Ouverture en grande pompe du festival avec un trio qui n’en est plus à son coup d’essai : Danilo Pérez, entre un Steinway et un petit synthétiseur ; John Pattitucci, aussi bien à la basse électrique six cordes qu’à la contrebasse ; Adam Cruz, toujours aux côtés du pianiste et de sa batterie, depuis plus de vingt ans maintenant. Leur entrée sur scène s’apparente à un rituel plus qu’à une invention spontanée, mais peu importe. Pérez sifflote, se met au piano, et du sifflotement se dégage un motif sur lequel le trio démarre. Whistle Through Adversity, une composition légère, parfois excentrique tant elle joue sur les décalages et les dissonances, et quelques passages au synthétiseur qui nous replongent presque cinquante ans en arrière, lorsque Hancock s’essayait à l’instrument… Bien que le pianiste colore ses compositions d’éléments harmoniques typiques de la musique occidentale (« sérieuse », avec moult guillemets) du XXème siècle – atonalité, dodécaphonie… –, ses origines latino-américaines sont perceptibles dans tous les aspects de sa musique.
Dès le second morceau, Rediscovery of the Pacific Ocean, on put par exemple remarquer une constante dans le style du pianiste, directement héritée du jazz latino, qui consiste à être systématiquement très au fond du temps.
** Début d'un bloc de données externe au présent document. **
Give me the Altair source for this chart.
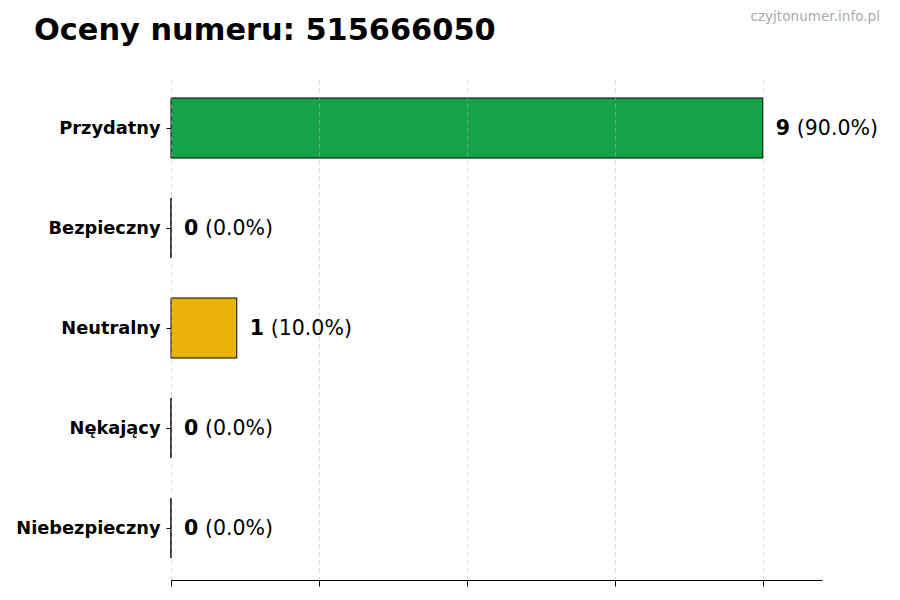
import altair as alt
import pandas as pd

categories = ["Przydatny", "Bezpieczny", "Neutralny", "Nękający", "Niebezpieczny"]
counts = [9, 0, 1, 0, 0]
colors = ["#16a34a", "#3b82f6", "#eab308", "#f97316", "#dc2626"]
x_ticks = [0, 2.25, 4.5, 6.75, 9]
title_text = "Oceny numeru: 515666050"
watermark = "czyjtonumer.info.pl"

total = sum(counts)
df = pd.DataFrame({
    "cat": categories,
    "count": counts,
    "color": colors,
    "num": [str(c) for c in counts],
    "pct": [f"({c / total * 100:.1f}%)" for c in counts],
})

FONT = "DejaVu Sans"

y_enc = alt.Y(
    "cat:N", sort=categories, title=None,
    scale=alt.Scale(paddingInner=0.4, paddingOuter=0.22),
    axis=alt.Axis(labelFont=FONT, labelFontWeight="bold", labelFontSize=17.8,
                  labelColor="black", tickColor="black", tickSize=5, tickWidth=1,
                  domain=False, labelPadding=6, labelOffset=1,
                  minExtent=163, maxExtent=163),
)
x_enc = alt.X(
    "count:Q", title=None,
    scale=alt.Scale(domain=[0, max(counts) * 1.1], nice=False, zero=True),
    axis=alt.Axis(values=x_ticks, labels=False, ticks=True, tickSize=6,
                  tickColor="black", domainColor="black", domainWidth=1,
                  grid=True, gridColor="#b0b0b0", gridOpacity=0.5,
                  gridDash=[4, 4], gridWidth=1, zindex=1),
)

bars = alt.Chart(df).mark_bar(stroke="black", strokeWidth=1, opacity=1).encode(
    x=x_enc, y=y_enc, color=alt.Color("color:N", scale=None)
)
nums = alt.Chart(df).mark_text(
    align="left", baseline="middle", dx=13, dy=1, font=FONT, fontWeight="bold",
    fontSize=20.5, color="black"
).encode(x="count:Q", y=alt.Y("cat:N", sort=categories), text="num:N")
pcts = alt.Chart(df).mark_text(
    align="left", baseline="middle", dx=34, dy=1, font=FONT, fontSize=20.5, color="black"
).encode(x="count:Q", y=alt.Y("cat:N", sort=categories), text="pct:N")
wm = alt.Chart(pd.DataFrame({"t": [watermark]})).mark_text(
    align="right", baseline="middle", font=FONT, fontSize=13.6, color="#aaaaaa"
).encode(x=alt.value(709), y=alt.value(-59), text="t:N")
ttl = alt.Chart(pd.DataFrame({"t": [title_text]})).mark_text(
    align="left", baseline="alphabetic", font=FONT, fontWeight="bold",
    fontSize=30.4, color="black"
).encode(x=alt.value(-137), y=alt.value(-36), text="t:N")

chart = alt.layer(bars, nums, pcts, wm, ttl).properties(
    width=651, height=504,
    autosize=alt.AutoSizeParams(type="none"),
    padding={"left": 163, "top": 68, "right": 70, "bottom": 20},
).configure(background="white", view=alt.ViewConfig(stroke=None))

chart.save("out.html", embed_options={"renderer": "svg", "actions": False})
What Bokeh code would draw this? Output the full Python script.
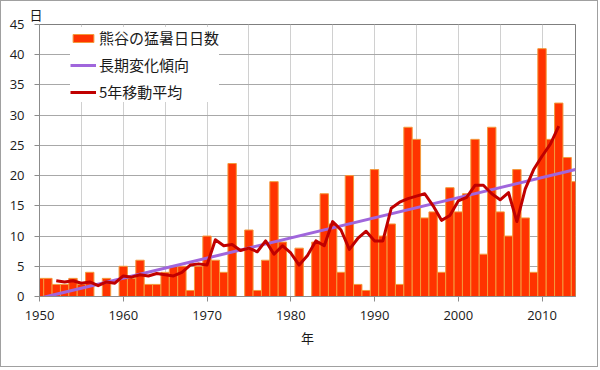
from bokeh.plotting import figure
from bokeh.models import (Range1d, SingleIntervalTicker, Legend, LegendItem,
                          ColumnDataSource)
from bokeh.embed import file_html
from bokeh.resources import INLINE

# ---- data -------------------------------------------------------------
years = list(range(1950, 2015))
days = [3, 3, 2, 2, 3, 2, 4, 0, 3, 0,
        5, 3, 6, 2, 2, 4, 5, 5, 1, 5,
        10, 6, 4, 22, 0, 11, 1, 6, 19, 9,
        0, 8, 0, 9, 17, 12, 4, 20, 2, 1,
        21, 10, 12, 2, 28, 26, 13, 14, 4, 18,
        14, 17, 26, 7, 28, 14, 10, 21, 13, 4,
        41, 26, 32, 23, 19]

ma_years = list(range(1952, 2013))
ma_values = [2.6, 2.4, 2.6, 2.2, 2.4, 1.8, 2.4, 2.2,
             3.4, 3.2, 3.6, 3.4, 3.8, 3.6, 3.4, 4.0, 5.2, 5.4,
             5.2, 9.4, 8.4, 8.6, 7.6, 8.0, 7.4, 9.2, 7.0, 8.4,
             7.2, 5.2, 6.8, 9.2, 8.4, 12.4, 11.0, 7.8, 9.6, 10.8,
             9.2, 9.2, 14.6, 15.6, 16.2, 16.6, 17.0, 15.0, 12.6, 13.4,
             15.8, 16.4, 18.4, 18.4, 17.0, 16.0, 17.2, 12.4, 17.8, 21.0,
             23.2, 25.2, 28.2]

trend_years = [1950, 2014]
trend_values = [-0.3, 21.0]

legend_labels = ["熊谷の猛暑日日数", "長期変化傾向", "5年移動平均"]
x_title = "年"
y_title = "日"

# ---- figure -----------------------------------------------------------
p = figure(width=598, height=367,
           x_range=Range1d(1950, 2014), y_range=Range1d(0, 45),
           output_backend="svg", toolbar_location=None,
           min_border_left=38, min_border_right=24,
           min_border_top=18, min_border_bottom=72)
p.styles = {"border": "1px solid #a0a0a0"}
p.background_fill_color = "white"
p.border_fill_color = "white"
p.outline_line_color = "#7f7f7f"

# y unit shown above the axis as the title
p.title.text = y_title
p.title.align = "left"
p.title.offset = -10
p.title.standoff = 2
p.title.text_font = "Noto Sans CJK JP"
p.title.text_font_size = "13px"
p.title.text_font_style = "normal"
p.title.text_color = "#1a1a1a"

bar_src = ColumnDataSource(dict(year=years, days=days))
bars = p.vbar(x="year", top="days", width=1, source=bar_src,
              fill_color="#ff3300", line_color="#f39a3c", line_width=1)

trend = p.line(trend_years, trend_values, line_color="#a066dc", line_width=3)
ma = p.line(ma_years, ma_values, line_color="#c00000", line_width=3,
            line_join="round")

# axes & grids
p.xaxis.ticker = SingleIntervalTicker(interval=10, num_minor_ticks=0)
p.yaxis.ticker = SingleIntervalTicker(interval=5, num_minor_ticks=0)
p.xgrid.ticker = SingleIntervalTicker(interval=5)
p.ygrid.ticker = SingleIntervalTicker(interval=5)
p.xgrid.grid_line_color = "#d0d0d0"
p.ygrid.grid_line_color = "#a8a8a8"

for ax in (p.xaxis[0], p.yaxis[0]):
    ax.axis_line_color = "#8c8c8c"
    ax.major_tick_line_color = "#8c8c8c"
    ax.major_tick_out = 5
    ax.major_tick_in = 0
    ax.minor_tick_line_color = None
    ax.major_label_text_font = "Open Sans"
    ax.major_label_text_font_size = "13px"
    ax.major_label_text_color = "#1a1a1a"
p.xaxis.major_label_standoff = 9
p.yaxis.major_label_standoff = 10

p.xaxis.axis_label = x_title
p.xaxis.axis_label_standoff = 5
p.xaxis.axis_label_text_font = "Noto Sans CJK JP"
p.xaxis.axis_label_text_font_size = "13px"
p.xaxis.axis_label_text_font_style = "normal"
p.xaxis.axis_label_text_color = "#1a1a1a"

legend = Legend(items=[LegendItem(label=legend_labels[0], renderers=[bars]),
                       LegendItem(label=legend_labels[1], renderers=[trend]),
                       LegendItem(label=legend_labels[2], renderers=[ma])],
                location=(31, 194))
legend.background_fill_color = "white"
legend.background_fill_alpha = 1.0
legend.border_line_color = None
legend.padding = 6
legend.margin = 0
legend.spacing = 6
legend.label_height = 20
legend.glyph_height = 10
legend.glyph_width = 26
legend.label_standoff = 3
legend.label_text_font = "Noto Sans CJK JP"
legend.label_text_font_size = "15px"
legend.label_text_color = "#1a1a1a"
p.add_layout(legend)

open("out.html", "w").write(file_html(p, INLINE))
Si ce style de jeu est caractéristique chez les pianistes latinos et notamment afro-cubains (Chucho Valdès, Omar Sosa, et plus récemment Alfredo Rodriguez), il peut sembler particulièrement inadéquat dès lors que l’on s’aventure en dehors des signatures rythmiques associées (salsa, timba, bachata, tango…). Dans les compositions à plus forte empreinte latina (Palama Livre, ou encore Cosa Linda), on a pu constater le typique balancement en avant que ce léger décalage a pour effet de susciter. À d’autres moments, dans des pièces qui s’apparentent plutôt à des formes de collages, de patchworks stylistiques, elles s’en sont trouvées plus décousues, donnant la sensation d’un ralentissement, d’un décrochage. Ainsi l’union du trio n’était pas une évidence sur scène, peut-être d’ailleurs en raison de la forme même de ces compositions, qui supposaient plus une séparation des rôles – et de la trame narrative – qu’une véritable discussion permanente. Chose d’autant plus remarquable que les moments d’unisson planifiés marquaient une rupture nette, en milieu ou en fin de morceau.
Un concert aux nombreuses facettes, entre bien des hommages (à Jack DeJohnette avec Palama Livre, ou encore Toni Morrison avec Beloved) et à la croisée des influences. On put entendre du Miles des années 70, lorsque Pérez se saisissait de son synthé et que John Pattitucci se livrait à des lignes de basse teintées de blues et de mode phrygien (Rediscovery Of The Pacific Ocean), mais aussi des tentatives d’improvisation rappelant les grandes œuvres improvisées de Chick Corea (« Piano Improvisations », 1971), sur Beloved. Bien que faisant preuve parfois d’une grande générosité, notamment lors du morceau intitulé Gratitude, ce trio ne semble pas se donner de leader. Et, chose étonnante, c’est toujours en sideman que Danilo Pérez prend ses solos, relativement à la fougue d’Adam Cruz et à la réelle profondeur dont fait preuve Pattitucci lorsqu’il entame un solo à la contrebasse.
La soirée prit fin sur un agréable moment de communion avec la salle, sur la composition Lumen, issue de l’album dont il venait d’apprendre quelques heures plus tôt la nomination aux Grammy Awards. Le pianiste se livra à un jeu bien original, son synthétiseur s’étant mué en un ensemble de percussion, qui lui permit de dialoguer avec son batteur sur le même terrain. Devenu homme-orchestre, percussions sous la main droite et Steinway sous la main gauche, il fit enfin chanter la salle sur des paroles aux consonances amérindiennes.